Customs, Excise and Gold Tribunal - Mumbai
Cce vs Harinagar Sugar Mills And Ors. on 4 April, 1998
Equivalent citations: 1998(77)ECR42(TRI.-MUMBAI)
ORDER
K.S. Venkataramani, Vice-President
1. These appeals filed by the Commissioners of Central Excise, Mumbai-I, Mumbai-II and Aurangabad, against the orders of Commissioner of Central Excise (Appeals) captioned above, involve a common issue. The question is, whether grant of refund under Section 11B of Central Excises Act, 1944, even during the period prior to its amendment with effect from 20.9.1991, would be governed by the condition that the assessee seeking refund should prove that the duty burden has not been passed on to his customers. The amendment to Section 11B of 20.9.1991 incorporated this condition. In all these cases, the impugned orders have been passed prior to the amendment in which the Commissioners (Appeals) have held that unjust enrichment was not an ingredient in Section 11B of Central Excises Act for grant of refund and hence cannot be lawfully invoked by the departmental authorities to deny the refund if otherwise eligible on merits.

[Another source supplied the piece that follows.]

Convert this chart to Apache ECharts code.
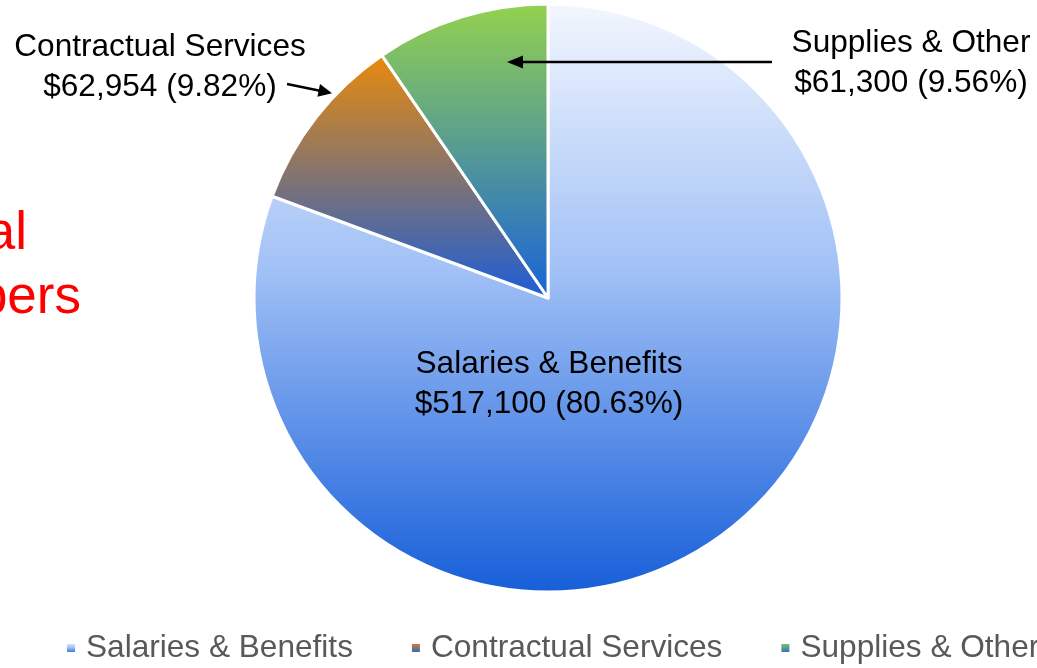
<!DOCTYPE html>
<html>
<head>
<meta charset="utf-8">
<script src="https://cdn.jsdelivr.net/npm/echarts@6/dist/echarts.min.js"></script>
<style>
html,body{margin:0;padding:0;background:#fff;}
#main{width:1037px;height:668px;}
</style>
</head>
<body>
<div id="main"></div>
<script>
const categories = ['Salaries & Benefits', 'Contractual Services', 'Supplies & Other'];
const values = [517100, 62954, 61300];
const topColors = ['#f3f7fe', '#ea8a0a', '#94d24e'];
const midColors = ['#a2c1f6', null, null];
const bottomColors = ['#165ed9', '#1b5dd8', '#1762da'];
const sideText = ['al', 'pers'];
// label anchor points (annotation layout)
const labelPos = [[549, 384], [160, 67], [911, 63]];

const total = values.reduce((a, b) => a + b, 0);
const FONT = '"Liberation Sans", Arial, sans-serif';

function grad(i) {
  const stops = [{offset: 0, color: topColors[i]}];
  if (midColors[i]) stops.push({offset: 0.45, color: midColors[i]});
  stops.push({offset: 1, color: bottomColors[i]});
  return {type: 'linear', x: 0, y: 0, x2: 0, y2: 1, colorStops: stops};
}

const chart = echarts.init(document.getElementById('main'), null, {renderer: 'canvas'});
chart.setOption({
  animation: false,
  backgroundColor: '#ffffff',
  legend: {
    left: 65, top: 632, width: 1600, padding: 0,
    itemGap: 57, itemWidth: 10, itemHeight: 10, icon: 'rect',
    textStyle: {fontSize: 31.6, color: '#595959', fontFamily: FONT, padding: [0, 0, 0, 5]},
    data: categories
  },
  series: [{
    type: 'pie',
    center: [548, 298],
    radius: 294,
    startAngle: 90,
    clockwise: true,
    silent: true,
    itemStyle: {borderColor: '#ffffff', borderWidth: 3},
    label: {
      show: true, position: 'inside',
      color: '#000', fontSize: 31.6, lineHeight: 40, fontFamily: FONT,
      formatter: p => p.name + '\n$' + p.value.toLocaleString('en-US') + ' (' + (p.value / total * 100).toFixed(2) + '%)'
    },
    labelLine: {show: false},
    labelLayout: p => ({x: labelPos[p.dataIndex][0], y: labelPos[p.dataIndex][1], align: 'center', verticalAlign: 'middle'}),
    emphasis: {disabled: true},
    data: categories.map((c, i) => ({name: c, value: values[i], itemStyle: {color: grad(i)}}))
  }],
  graphic: [
    {type: 'text', z: 100, x: 27, y: 234, style: {text: sideText[0], align: 'right', verticalAlign: 'middle', fill: '#ff0000', font: '53px ' + FONT}},
    {type: 'text', z: 100, x: 81, y: 298, style: {text: sideText[1], align: 'right', verticalAlign: 'middle', fill: '#ff0000', font: '53px ' + FONT}},
    // Supplies arrow
    {type: 'line', z: 100, shape: {x1: 772, y1: 62, x2: 520, y2: 62}, style: {stroke: '#000', lineWidth: 2.5}},
    {type: 'polygon', z: 100, shape: {points: [[507, 62], [523, 55.5], [523, 68.5]]}, style: {fill: '#000'}},
    // Contractual arrow
    {type: 'line', z: 100, shape: {x1: 287, y1: 84, x2: 320, y2: 90.7}, style: {stroke: '#000', lineWidth: 2.5}},
    {type: 'polygon', z: 100, shape: {points: [[332, 93.2], [317.4, 96.7], [320, 84]]}, style: {fill: '#000'}}
  ]
});
</script>
</body>
</html>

2. We have heard Id. DR Shri D. Gurnani who relied upon the judgment of the Nine-Judges constitutional Bench of the Supreme Court in the case of Mafat-lal Industries v. UOI1997 (68) ECR 209 to say that the matter is no more res Integra and that the criterion of unjust enrichment is retrospectively applicable to all cases of refund pending even prior to amendment to Section 11B. Respondents are either not present despite notice or have sought adjournment which in the circumstances we are disinclined to grant.

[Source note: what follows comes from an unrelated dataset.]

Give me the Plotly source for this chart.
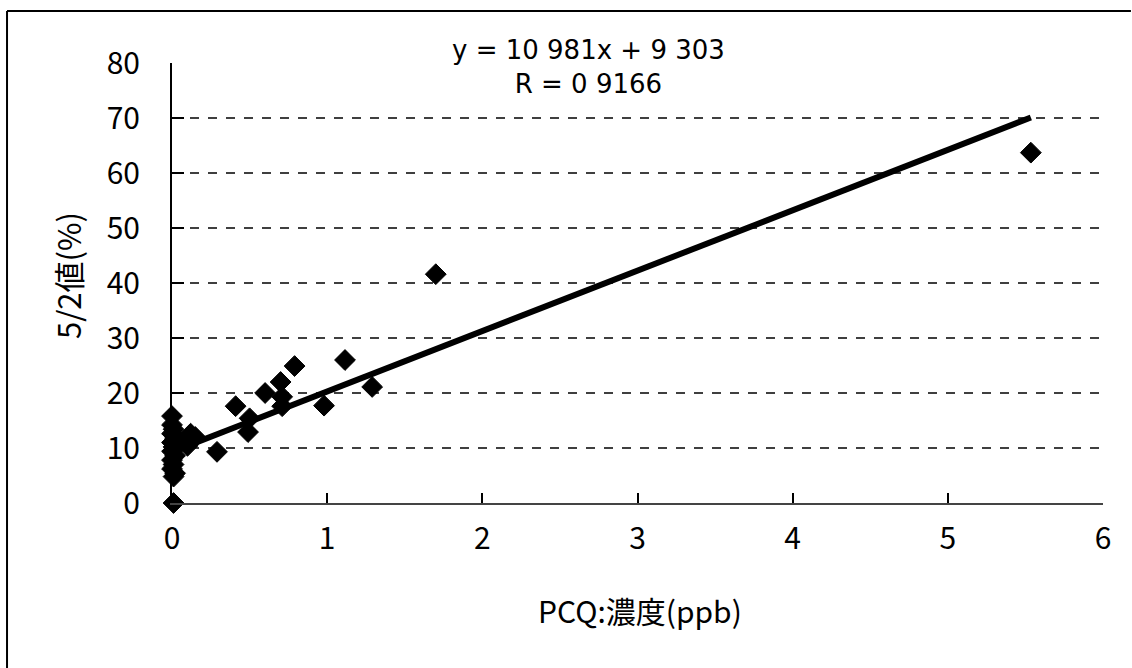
import plotly.graph_objects as go

# ---- data ----
pcq_x = [0.0, 0.0, 0.01, 0.0, 0.02, 0.0, 0.01, 0.0, 0.02, 0.0, 0.01, 0.0, 0.02, 0.01,
         0.01, 0.08, 0.12, 0.10, 0.15, 0.29, 0.41, 0.50, 0.49, 0.60, 0.70, 0.71, 0.71,
         0.79, 0.98, 1.115, 1.29, 1.70, 5.535]
ratio_y = [15.8, 14.2, 13.4, 12.6, 11.8, 11.0, 10.2, 9.4, 8.6, 7.8, 7.0, 6.2, 5.4, 4.8,
           0.0, 11.2, 12.6, 10.4, 12.0, 9.3, 17.6, 15.4, 12.9, 20.0, 22.0, 19.3, 17.6,
           24.9, 17.7, 26.0, 21.1, 41.6, 63.7]

slope = 10.981
intercept = 9.303
eq_text = "y = 10 981x + 9 303"
r_text = "R = 0 9166"

x_ticks = [0, 1, 2, 3, 4, 5, 6]
y_ticks = [0, 10, 20, 30, 40, 50, 60, 70, 80]
grid_levels = [10, 20, 30, 40, 50, 60, 70]

x_title = "PCQ:濃度(ppb)"
y_title = "5/2値(%)"

FONT = "Noto Sans CJK JP"

fit_x = [0.0, max(pcq_x)]
fit_y = [slope * v + intercept for v in fit_x]

fig = go.Figure()
fig.add_trace(go.Scatter(
    x=fit_x, y=fit_y, mode="lines",
    line=dict(color="black", width=6),
    cliponaxis=False, showlegend=False, hoverinfo="skip"))
fig.add_trace(go.Scatter(
    x=pcq_x, y=ratio_y, mode="markers",
    marker=dict(symbol="diamond", size=16, color="black",
                line=dict(color="black", width=1)),
    cliponaxis=False, showlegend=False))

shapes = []
for g in grid_levels:
    shapes.append(dict(type="line", xref="paper", yref="y", x0=0, x1=1, y0=g, y1=g,
                       line=dict(color="black", width=1.5, dash="dash"), layer="below"))
# outer frame (left and top edges visible)
shapes.append(dict(type="line", xref="paper", yref="paper", x0=-0.1772, x1=-0.1772,
                   y0=1.118, y1=-0.40, line=dict(color="black", width=2)))
shapes.append(dict(type="line", xref="paper", yref="paper", x0=-0.1772, x1=1.03,
                   y0=1.118, y1=1.118, line=dict(color="black", width=2)))

fig.update_layout(
    width=1132, height=668,
    margin=dict(l=172, r=29, t=63, b=165),
    paper_bgcolor="white", plot_bgcolor="white",
    font=dict(family=FONT, color="black"),
    shapes=shapes,
    annotations=[
        dict(text=eq_text + "<br>" + r_text, xref="paper", yref="paper", x=0.447,
             y=(503 - 67) / 440, showarrow=False, align="center",
             font=dict(size=26, family="DejaVu Sans"), xanchor="center", yanchor="middle"),
        dict(text=x_title, xref="paper", yref="paper", x=0.503, y=(503 - 610) / 440,
             showarrow=False, font=dict(size=30, family=FONT), xanchor="center", yanchor="middle"),
        dict(text=y_title, xref="paper", yref="paper", x=(67 - 172) / 931, y=(503 - 276) / 440,
             showarrow=False, font=dict(size=31, family=FONT), textangle=-90,
             xanchor="center", yanchor="middle"),
    ],
    xaxis=dict(range=[0, 6], tickvals=x_ticks, ticktext=[str(v) for v in x_ticks],
               showgrid=False, zeroline=False, showline=True, linecolor="#444", linewidth=1.5,
               ticks="inside", ticklen=10, tickcolor="black", tickwidth=1.5,
               tickfont=dict(size=30, family=FONT), ticklabelstandoff=8),
    yaxis=dict(range=[0, 80], tickvals=y_ticks, ticktext=[str(v) for v in y_ticks],
               showgrid=False, zeroline=False, showline=True, linecolor="black", linewidth=2,
               ticks="inside", ticklen=12, tickcolor="black", tickwidth=2,
               tickfont=dict(size=30, family=FONT), ticklabelstandoff=24),
)

fig.write_html("out.html")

3. On considering the submissions, we find that the Supreme Court in the Mafatlal Industries case (supra) has laid down that the first proviso to the amended Section 11B makes it clear that the amended provisions apply to pending claims, and that the burden of proving that the burden of duty has not been passed on will still lie on the assessee even for the period anterior to the amendment. The Supreme Court held that reasonably construed, the provisions mean that in respect of pending applications, the requirement is only to produce such documentary and other evidence as is sufficient to establish that the incidence of duty, refund of which is claimed, has not been passed on by the applicant to any other person. The Supreme Court further held that Section 11B of Central Excises Act whether before or after the 1991 amendment make every refund claim subject to proof of not passing on the burden of duty to others.

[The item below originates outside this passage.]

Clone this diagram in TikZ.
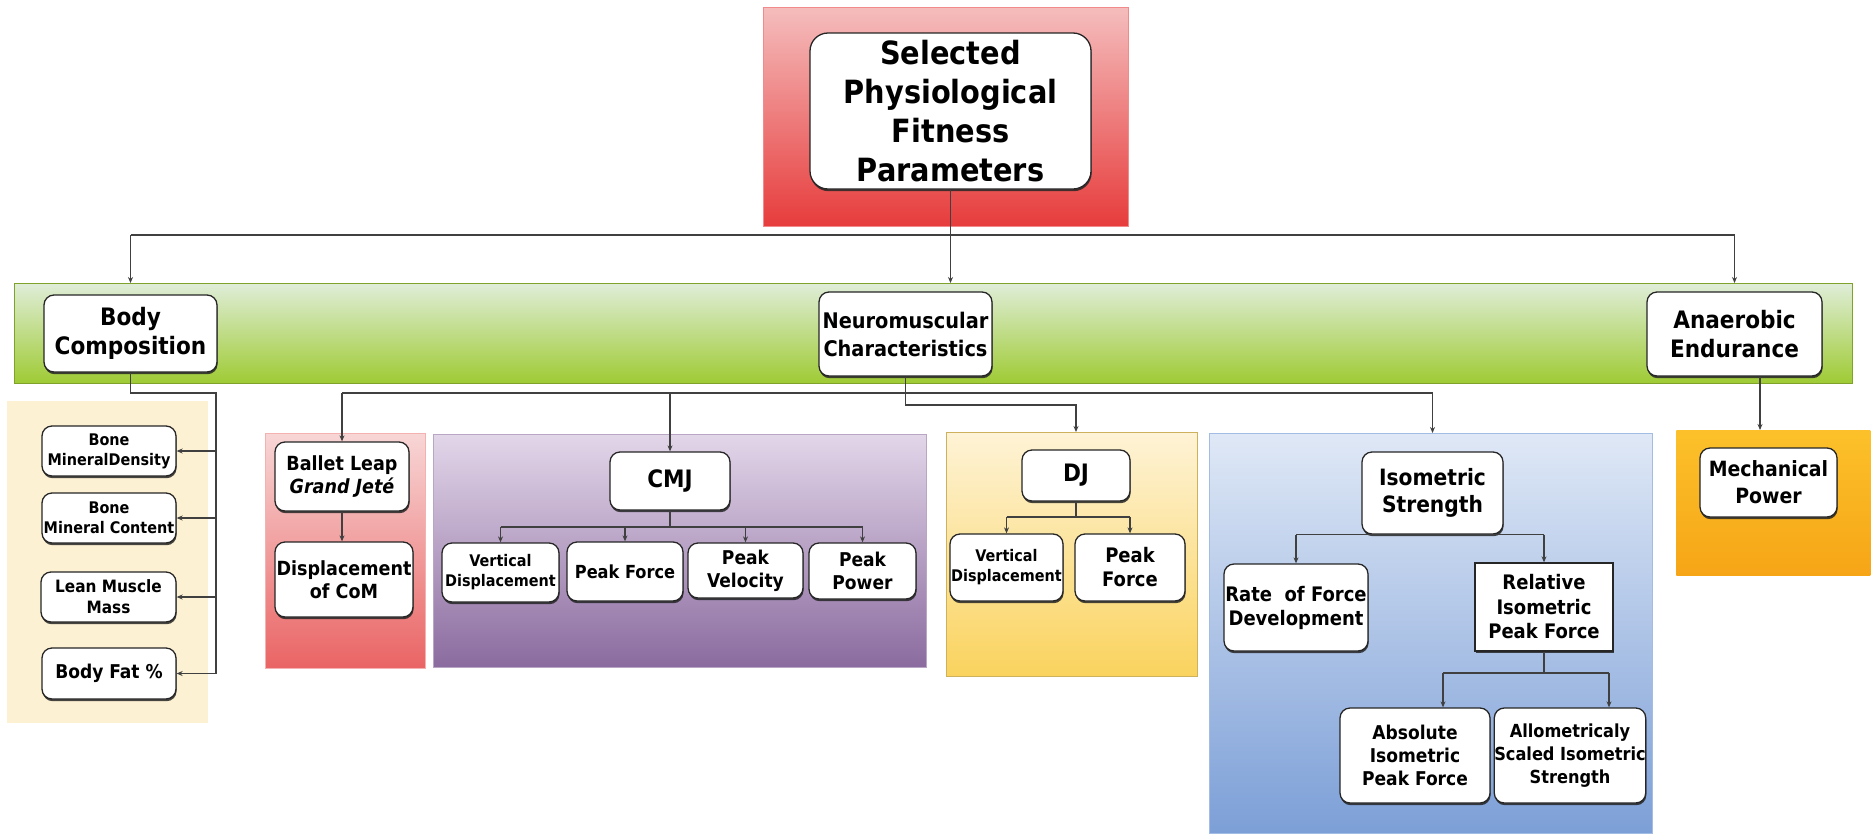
\documentclass[tikz,border=0pt]{standalone}
\usepackage{fontspec}
\setmainfont{DejaVuSansCondensed}[Extension=.ttf,UprightFont=*,BoldFont=*-Bold,ItalicFont=*-Oblique,BoldItalicFont=*-BoldOblique]
\usetikzlibrary{arrows.meta,shadows,calc}
\definecolor{redA}{HTML}{F5BDBD}
\definecolor{redB}{HTML}{E73C3C}
\definecolor{grnA}{HTML}{DFEDD8}
\definecolor{grnB}{HTML}{9FCB34}
\definecolor{beige}{HTML}{FDF1D3}
\definecolor{balA}{HTML}{F8D6D6}
\definecolor{balB}{HTML}{EA6464}
\definecolor{purA}{HTML}{E2D6E9}
\definecolor{purB}{HTML}{8B6B9F}
\definecolor{yelA}{HTML}{FEF3D6}
\definecolor{yelB}{HTML}{FAD35E}
\definecolor{bluA}{HTML}{DFE8F6}
\definecolor{bluB}{HTML}{7C9FD7}
\definecolor{oraA}{HTML}{FCC12A}
\definecolor{oraB}{HTML}{F6A517}
\begin{document}
\begin{tikzpicture}[x=1pt,y=-1pt,
  bx/.style={draw=black!85, line width=1.3pt, rounded corners=10pt, fill=white,
    align=center, inner sep=0pt,
    drop shadow={shadow xshift=0.6pt, shadow yshift=-2.2pt, fill=black!85, opacity=.85}},
  sz/.style 2 args={minimum width=#1, minimum height=#2},
  fs/.style 2 args={font=\fontsize{#1}{#2}\selectfont\bfseries},
  bg/.style={inner sep=0pt, anchor=north west, line width=0.6pt},
  ln/.style={draw=black!75, line width=1.1pt},
  arr/.style={draw=black!75, line width=1.1pt, -{Stealth[length=6pt,width=5pt]}}
]
\useasboundingbox (0,0) rectangle (1874,833);
\fill[white] (0,0) rectangle (1874,833);

% background panels
\node[bg, top color=redA, bottom color=redB, draw=redB!60!white, sz={365}{219}] (redtop) at (763,7) {};
\node[bg, top color=grnA, bottom color=grnB, draw=grnB!80!black, sz={1838}{100}] (green) at (14,283) {};
\node[bg, fill=beige, sz={201}{322}] (beigebg) at (7,401) {};
\node[bg, top color=balA, bottom color=balB, draw=balB!50!white, sz={160}{235}] (balletbg) at (265,433) {};
\node[bg, top color=purA, bottom color=purB, draw=purB!60!white, sz={493}{233}] (purplebg) at (433,434) {};
\node[bg, top color=yelA, bottom color=yelB, draw=yelB!80!black!90, sz={251}{244}] (yellowbg) at (946,432) {};
\node[bg, top color=bluA, bottom color=bluB, draw=bluB!70!white, sz={443}{400}] (bluebg) at (1209,433) {};
\node[bg, top color=oraA, bottom color=oraB, sz={194}{145}] (orangebg) at (1676,430) {};

% nodes
\node[bx, rounded corners=18pt, sz={281}{156}, fs={32}{39}] (title) at (950.5,111) {Selected\\Physiological\\Fitness\\Parameters};
\node[bx, sz={173}{77}, fs={24}{29}] (body) at (130.5,333.5) {Body\\Composition};
\node[bx, sz={173}{84}, fs={21.5}{28}] (neuro) at (905.5,334) {Neuromuscular\\Characteristics};
\node[bx, sz={175}{84}, fs={24}{29}] (anaer) at (1734.5,334) {Anaerobic\\Endurance};

\node[bx, sz={134}{50}, fs={16}{20}] (bmd) at (109,451) {Bone\\MineralDensity};
\node[bx, sz={134}{50}, fs={16}{20}] (bmc) at (109,518) {Bone\\Mineral Content};
\node[bx, sz={135}{50}, fs={17}{21}] (lmm) at (108.5,597) {Lean Muscle\\Mass};
\node[bx, sz={134}{51}, fs={19}{23}] (bfp) at (109,673.5) {Body Fat \%};

\node[bx, sz={134}{69}, fs={19.5}{23}] (ballet) at (342,476.5) {Ballet Leap\\\textit{Grand Jeté}};
\node[bx, sz={138}{75}, fs={19.5}{23}] (dcom) at (344,579.5) {Displacement\\of CoM};

\node[bx, sz={120}{58}, fs={24}{29}] (cmj) at (670,481) {CMJ};
\node[bx, sz={117}{59}, fs={16}{20}] (cvd) at (500.5,572.5) {Vertical\\Displacement};
\node[bx, sz={116}{59}, fs={18}{22}] (cpf) at (625,571.5) {Peak Force};
\node[bx, sz={115}{55}, fs={19}{23}] (cpv) at (745.5,570.5) {Peak\\Velocity};
\node[bx, sz={107}{56}, fs={19}{23}] (cpp) at (862.5,571) {Peak\\Power};

\node[bx, sz={108}{51}, fs={24}{29}] (dj) at (1076,475.5) {DJ};
\node[bx, sz={113}{67}, fs={16}{20}] (dvd) at (1006.5,567.5) {Vertical\\Displacement};
\node[bx, sz={110}{67}, fs={20}{24}] (dpf) at (1130,567.5) {Peak\\Force};

\node[bx, sz={141}{82}, fs={22.5}{27}] (iso) at (1432.5,493) {Isometric\\Strength};
\node[bx, sz={144}{87}, fs={20}{24}] (rfd) at (1296,607.5) {Rate~~of Force\\Development};
\node[bx, rounded corners=0pt, sz={138}{88}, fs={20}{24.5},
  drop shadow={shadow xshift=0.5pt, shadow yshift=-1.2pt, fill=black!70, opacity=.7}] (ripf) at (1544,607) {Relative\\Isometric\\Peak Force};
\node[bx, sz={150}{95}, fs={19}{23}] (aipf) at (1415,755.5) {Absolute\\Isometric\\Peak Force};
\node[bx, sz={150}{95}, fs={18}{23}] (asis) at (1570,755.5) {Allometricaly\\Scaled Isometric\\Strength};

\node[bx, sz={137}{69}, fs={21}{27}] (mech) at (1768.5,482.5) {Mechanical\\Power};

% helper coordinates
\coordinate (h1) at (0,235);
\coordinate (h2) at (0,393);
\coordinate (h3) at (0,405);
\coordinate (h4) at (0,527);
\coordinate (h5) at (0,517);
\coordinate (h6) at (0,673);
\coordinate (xb) at (216,0);
\coordinate (xa) at (1443,0);
\coordinate (xs) at (1609,0);
\coordinate (xm) at (1760,0);

% top level
\draw[arr] (title.south) -- (title.south |- green.north);
\draw[ln] (body |- h1) -- (anaer |- h1);
\draw[arr] (body |- h1) -- (body |- green.north);
\draw[arr] (anaer |- h1) -- (anaer |- green.north);

% body composition
\draw[ln] (body.south) |- (xb |- h2) -- (xb |- bfp);
\foreach \n in {bmd,bmc,lmm,bfp} \draw[arr] (xb |- \n) -- (\n.east);

% neuromuscular
\draw[arr] (neuro.south) |- (dj |- h3) -- (dj |- yellowbg.north);
\draw[ln] (ballet |- h2) -- (iso |- h2);
\draw[arr] (ballet |- h2) -- (ballet.north);
\draw[arr] (cmj |- h2) -- (cmj.north);
\draw[arr] (iso |- h2) -- (iso |- bluebg.north);
\draw[arr] (ballet.south) -- (ballet.south |- dcom.north);

% CMJ
\draw[ln] (cmj.south) -- (cmj.south |- h4);
\draw[ln] (cvd |- h4) -- (cpp |- h4);
\foreach \n in {cvd,cpf,cpv,cpp} \draw[arr] (\n |- h4) -- (\n.north);

% DJ
\draw[ln] (dj.south) -- (dj.south |- h5);
\draw[ln] (dvd |- h5) -- (dpf |- h5);
\foreach \n in {dvd,dpf} \draw[arr] (\n |- h5) -- (\n.north);

% Isometric
\draw[ln] (rfd |- iso.south) -- (ripf |- iso.south);
\foreach \n in {rfd,ripf} \draw[arr] (\n |- iso.south) -- (\n.north);
\draw[ln] (ripf.south) -- (ripf.south |- h6);
\draw[ln] (xa |- h6) -- (xs |- h6);
\draw[arr] (xa |- h6) -- (xa |- aipf.north);
\draw[arr] (xs |- h6) -- (xs |- asis.north);

% anaerobic
\draw[arr] (xm |- anaer.south) -- (xm |- orangebg.north);
\end{tikzpicture}
\end{document}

4. In view of the law laid down as above by the Supreme Court, the impugned orders, holding that the criterion of unjust enrichment to refund claims during the period prior to the 1991 amendment to Section 11B as inapplicable, are unsustainable and are set aside. The jurisdictional Assistant Commissioners concerned are directed to consider the refund claims on merit, and when found eligible, give opportunity to the assessees to lead such evidence as is satisfactory to establish that the incidence of duty, refund of which is claimed, has not been passed on to others.
5. The appeals are accordingly disposed of in the above terms.